报告人:Laura Fredrickson(俄勒冈大学)
时间:2026年4月15日10:30-11:30
地点:腾讯会议:254 230 427,无需密码
Hitchin's equations are a system of gauge theoretic equations on a Riemann surface that are of interest in many areas including representation theory, Teichm\"uller theory, and the geometric Langlands correspondence. The Hitchin moduli space carries a natural hyperk\"ahler metric, a rich and rigid geometric structure. An intricate conjectural description of its asymptotic structure appears in the work of Gaiotto--Moore—Neitzke. In recent years, a number of mathematicians have proved aspects of this conjecture using tools from geometric analysis. Many results comparing Hitchin's hyperkahler metric to the *semiflat hyperkahler metric* on smooth fibers now exist. More recently, mathematicians have begun to study the behavior of Hitchin's hyperkahler metric *near singular fibers* of the Hitchin fibration; keywords here are "Hitchin's subintegrable system" and "Ooguri-Vafa geometries".
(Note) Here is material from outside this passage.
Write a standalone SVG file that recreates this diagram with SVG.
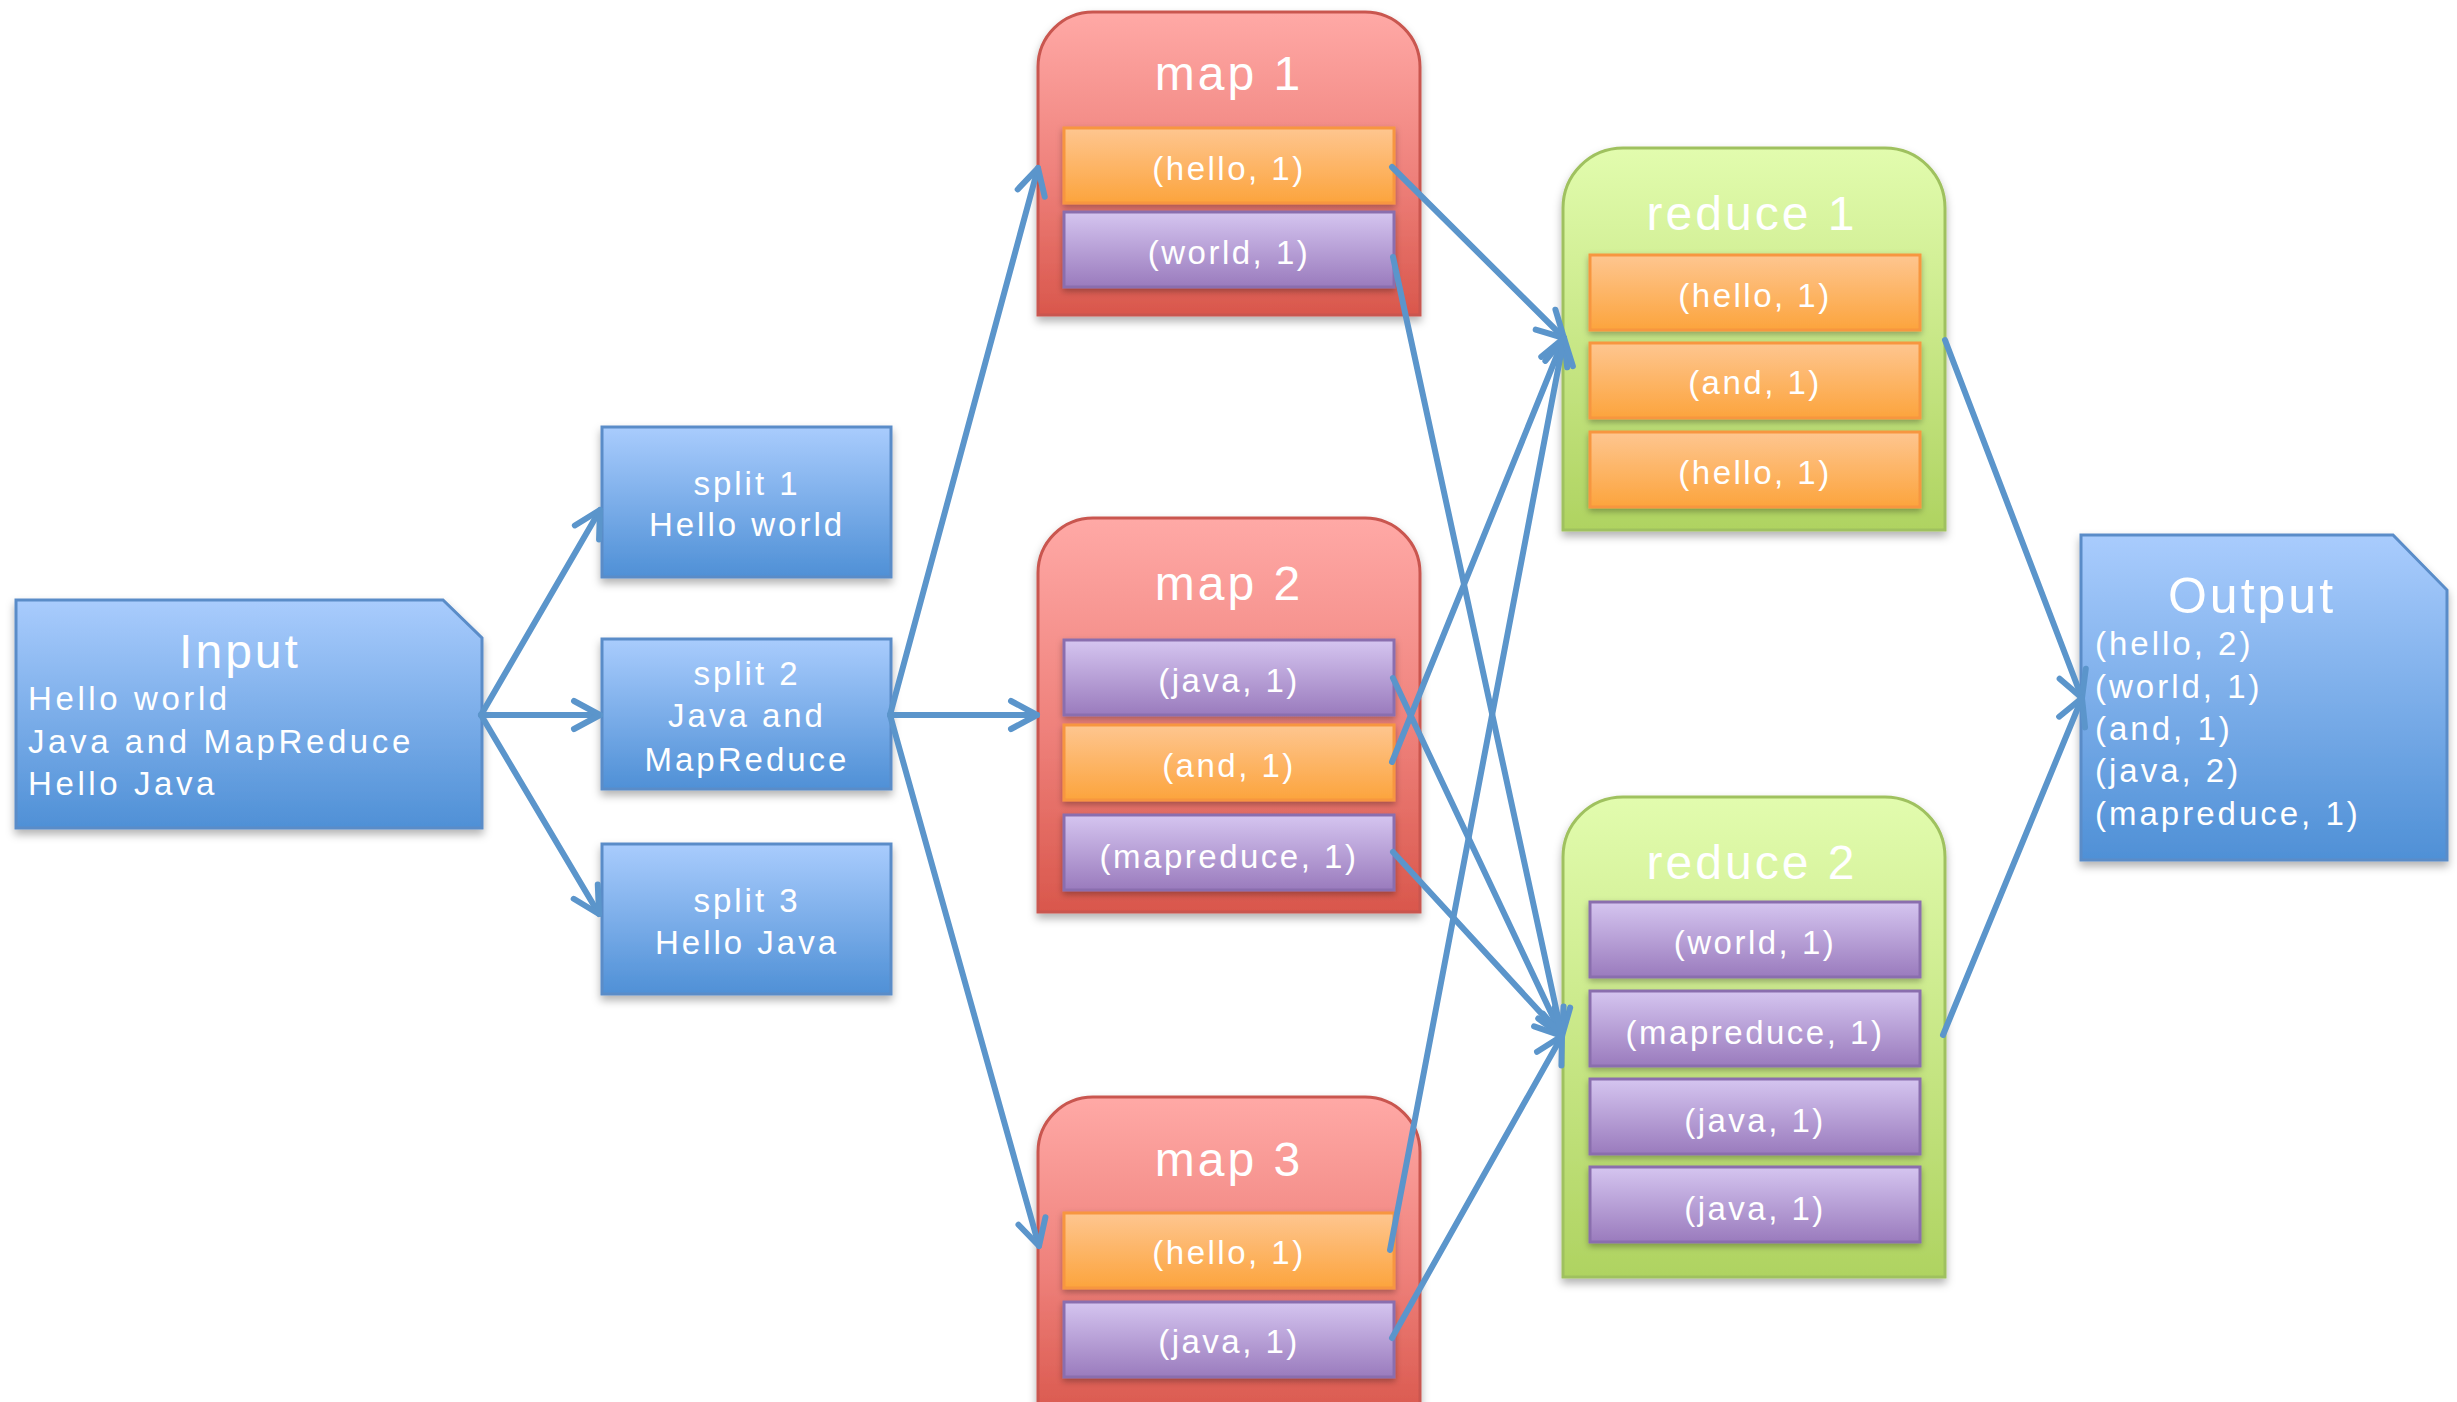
<svg xmlns="http://www.w3.org/2000/svg" width="2457" height="1402" viewBox="0 0 2457 1402">
<defs>
<style>
.t{font-family:"Liberation Sans",Arial,sans-serif;fill:#ffffff}
.title{font-size:48px;letter-spacing:3px;text-anchor:middle}
.pair{font-size:33px;letter-spacing:2.5px;text-anchor:middle}
.body{font-size:33px;letter-spacing:3px}
.in{font-size:33px;letter-spacing:3.6px}
.ol{font-size:33px;letter-spacing:3px}
.mid{text-anchor:middle}
.blue{fill:url(#gBlue);stroke:#5a8cc8;stroke-width:3;filter:url(#sh)}
.map{fill:url(#gRed);stroke:#c9564f;stroke-width:3;filter:url(#sh)}
.red{fill:url(#gGreen);stroke:#9fc15e;stroke-width:3;filter:url(#sh)}
.or{fill:url(#gOrange);stroke:#f7963f;stroke-width:3;filter:url(#sh2)}
.pu{fill:url(#gPurple);stroke:#8a6eae;stroke-width:3;filter:url(#sh2)}
.cn{fill:none;stroke:#5b95cb;stroke-width:6;stroke-linecap:round;marker-end:url(#ah)}
</style>
<linearGradient id="gBlue" x1="0" y1="0" x2="0" y2="1"><stop offset="0" stop-color="#a9ccfd"/><stop offset="1" stop-color="#4f90d6"/></linearGradient>
<linearGradient id="gRed" x1="0" y1="0" x2="0" y2="1"><stop offset="0" stop-color="#ffa9a6"/><stop offset="0.55" stop-color="#ee807a"/><stop offset="1" stop-color="#d9574c"/></linearGradient>
<linearGradient id="gGreen" x1="0" y1="0" x2="0" y2="1"><stop offset="0" stop-color="#e2fcae"/><stop offset="1" stop-color="#afd361"/></linearGradient>
<linearGradient id="gOrange" x1="0" y1="0" x2="0" y2="1"><stop offset="0" stop-color="#fec690"/><stop offset="1" stop-color="#fca43d"/></linearGradient>
<linearGradient id="gPurple" x1="0" y1="0" x2="0" y2="1"><stop offset="0" stop-color="#d5c5f0"/><stop offset="1" stop-color="#9a7bbd"/></linearGradient>
<filter id="sh" x="-10%" y="-10%" width="120%" height="125%"><feDropShadow dx="0" dy="5" stdDeviation="4" flood-color="#000" flood-opacity="0.3"/></filter>
<filter id="sh2" x="-10%" y="-20%" width="120%" height="150%"><feDropShadow dx="0" dy="3" stdDeviation="3" flood-color="#000" flood-opacity="0.3"/></filter>
<marker id="ah" markerUnits="userSpaceOnUse" markerWidth="60" markerHeight="60" viewBox="-40 -30 60 60" refX="0" refY="0" orient="auto" overflow="visible">
<path d="M-26,-14 L0,0 L-26,14" fill="none" stroke="#5b95cb" stroke-width="6" stroke-linecap="round" stroke-linejoin="round"/>
</marker>
</defs>
<rect width="2457" height="1402" fill="#ffffff"/>

<g id="input">
<path class="blue" d="M16,600 H443 L482,638 V828 H16 Z"/>
<text class="t title" x="240" y="668">Input</text>
<text class="t in" x="28" y="710">Hello world</text>
<text class="t in" x="28" y="753">Java and MapReduce</text>
<text class="t in" x="28" y="795">Hello Java</text>
</g>

<g id="split1">
<rect class="blue" x="602" y="427" width="289" height="150"/>
<text class="t body mid" x="747" y="495">split 1</text>
<text class="t body mid" x="747" y="536">Hello world</text>
</g>
<g id="split2">
<rect class="blue" x="602" y="639" width="289" height="150"/>
<text class="t body mid" x="747" y="685">split 2</text>
<text class="t body mid" x="747" y="727">Java and</text>
<text class="t body mid" x="747" y="771">MapReduce</text>
</g>
<g id="split3">
<rect class="blue" x="602" y="844" width="289" height="150"/>
<text class="t body mid" x="747" y="912">split 3</text>
<text class="t body mid" x="747" y="954">Hello Java</text>
</g>

<g id="map1">
<path class="map" d="M1038,67 A55,55 0 0 1 1093,12 H1365 A55,55 0 0 1 1420,67 V315 H1038 Z"/>
<text class="t title" x="1229" y="90">map 1</text>
<rect class="or" x="1064" y="128" width="330" height="75"/>
<text class="t pair" x="1229" y="180">(hello, 1)</text>
<rect class="pu" x="1064" y="212" width="330" height="75"/>
<text class="t pair" x="1229" y="264">(world, 1)</text>
</g>

<g id="map2">
<path class="map" d="M1038,573 A55,55 0 0 1 1093,518 H1365 A55,55 0 0 1 1420,573 V912 H1038 Z"/>
<text class="t title" x="1229" y="600">map 2</text>
<rect class="pu" x="1064" y="640" width="330" height="75"/>
<text class="t pair" x="1229" y="692">(java, 1)</text>
<rect class="or" x="1064" y="725" width="330" height="75"/>
<text class="t pair" x="1229" y="777">(and, 1)</text>
<rect class="pu" x="1064" y="815" width="330" height="75"/>
<text class="t pair" x="1229" y="868">(mapreduce, 1)</text>
</g>

<g id="map3">
<path class="map" d="M1038,1152 A55,55 0 0 1 1093,1097 H1365 A55,55 0 0 1 1420,1152 V1420 H1038 Z"/>
<text class="t title" x="1229" y="1176">map 3</text>
<rect class="or" x="1064" y="1213" width="330" height="75"/>
<text class="t pair" x="1229" y="1264">(hello, 1)</text>
<rect class="pu" x="1064" y="1302" width="330" height="75"/>
<text class="t pair" x="1229" y="1353">(java, 1)</text>
</g>

<g id="reduce1">
<path class="red" d="M1563,208 A60,60 0 0 1 1623,148 H1885 A60,60 0 0 1 1945,208 V530 H1563 Z"/>
<text class="t title" x="1752" y="230">reduce 1</text>
<rect class="or" x="1590" y="255" width="330" height="75"/>
<text class="t pair" x="1755" y="307">(hello, 1)</text>
<rect class="or" x="1590" y="343" width="330" height="75"/>
<text class="t pair" x="1755" y="394">(and, 1)</text>
<rect class="or" x="1590" y="432" width="330" height="75"/>
<text class="t pair" x="1755" y="484">(hello, 1)</text>
</g>

<g id="reduce2">
<path class="red" d="M1563,857 A60,60 0 0 1 1623,797 H1885 A60,60 0 0 1 1945,857 V1277 H1563 Z"/>
<text class="t title" x="1752" y="879">reduce 2</text>
<rect class="pu" x="1590" y="902" width="330" height="75"/>
<text class="t pair" x="1755" y="954">(world, 1)</text>
<rect class="pu" x="1590" y="991" width="330" height="75"/>
<text class="t pair" x="1755" y="1044">(mapreduce, 1)</text>
<rect class="pu" x="1590" y="1079" width="330" height="75"/>
<text class="t pair" x="1755" y="1132">(java, 1)</text>
<rect class="pu" x="1590" y="1167" width="330" height="75"/>
<text class="t pair" x="1755" y="1220">(java, 1)</text>
</g>

<g id="output">
<path class="blue" d="M2081,535 H2393 L2447,590 V860 H2081 Z"/>
<text class="t" x="2252" y="613" style="font-size:50px;letter-spacing:3px;text-anchor:middle">Output</text>
<text class="t ol" x="2095" y="655">(hello, 2)</text>
<text class="t ol" x="2095" y="698">(world, 1)</text>
<text class="t ol" x="2095" y="740">(and, 1)</text>
<text class="t ol" x="2095" y="782">(java, 2)</text>
<text class="t ol" x="2095" y="825">(mapreduce, 1)</text>
</g>

<g id="connectors">
<path class="cn" d="M481,715 L600,510"/>
<path class="cn" d="M481,715 L600,715"/>
<path class="cn" d="M481,715 L599,914"/>
<path class="cn" d="M890,715 L1038,168"/>
<path class="cn" d="M890,715 L1037,715"/>
<path class="cn" d="M890,715 L1039,1246"/>
<path class="cn" d="M1392,167 L1564,338"/>
<path class="cn" d="M1393,257 L1562,1036"/>
<path class="cn" d="M1393,678 L1562,1036"/>
<path class="cn" d="M1392,762 L1564,338"/>
<path class="cn" d="M1393,852 L1562,1036"/>
<path class="cn" d="M1390,1250 L1564,338"/>
<path class="cn" d="M1392,1338 L1562,1036"/>
<path class="cn" d="M1945,340 L2082,698"/>
<path class="cn" d="M1943,1035 L2082,698"/>
</g>
</svg>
In this talk I will focus on Gaiotto-Moore-Neitzke's conjecture near the singular fibers. I will motivate Gaiotto-Moore-Neitzke's conjecture via Gross-Wilson's classic result about K3 metrics near their large complex structure limit. Then, I will explain Gaiotto-Moore-Neitzke's formalism and state their conjecture, relating it to Hitchin moduli spaces. Then, I will discuss the picture of the metric behavior near singular fibers, describing Ooguri-Vafa model metrics in detail. This talk will focus on joint work in 2501.01675 with Max Zimet.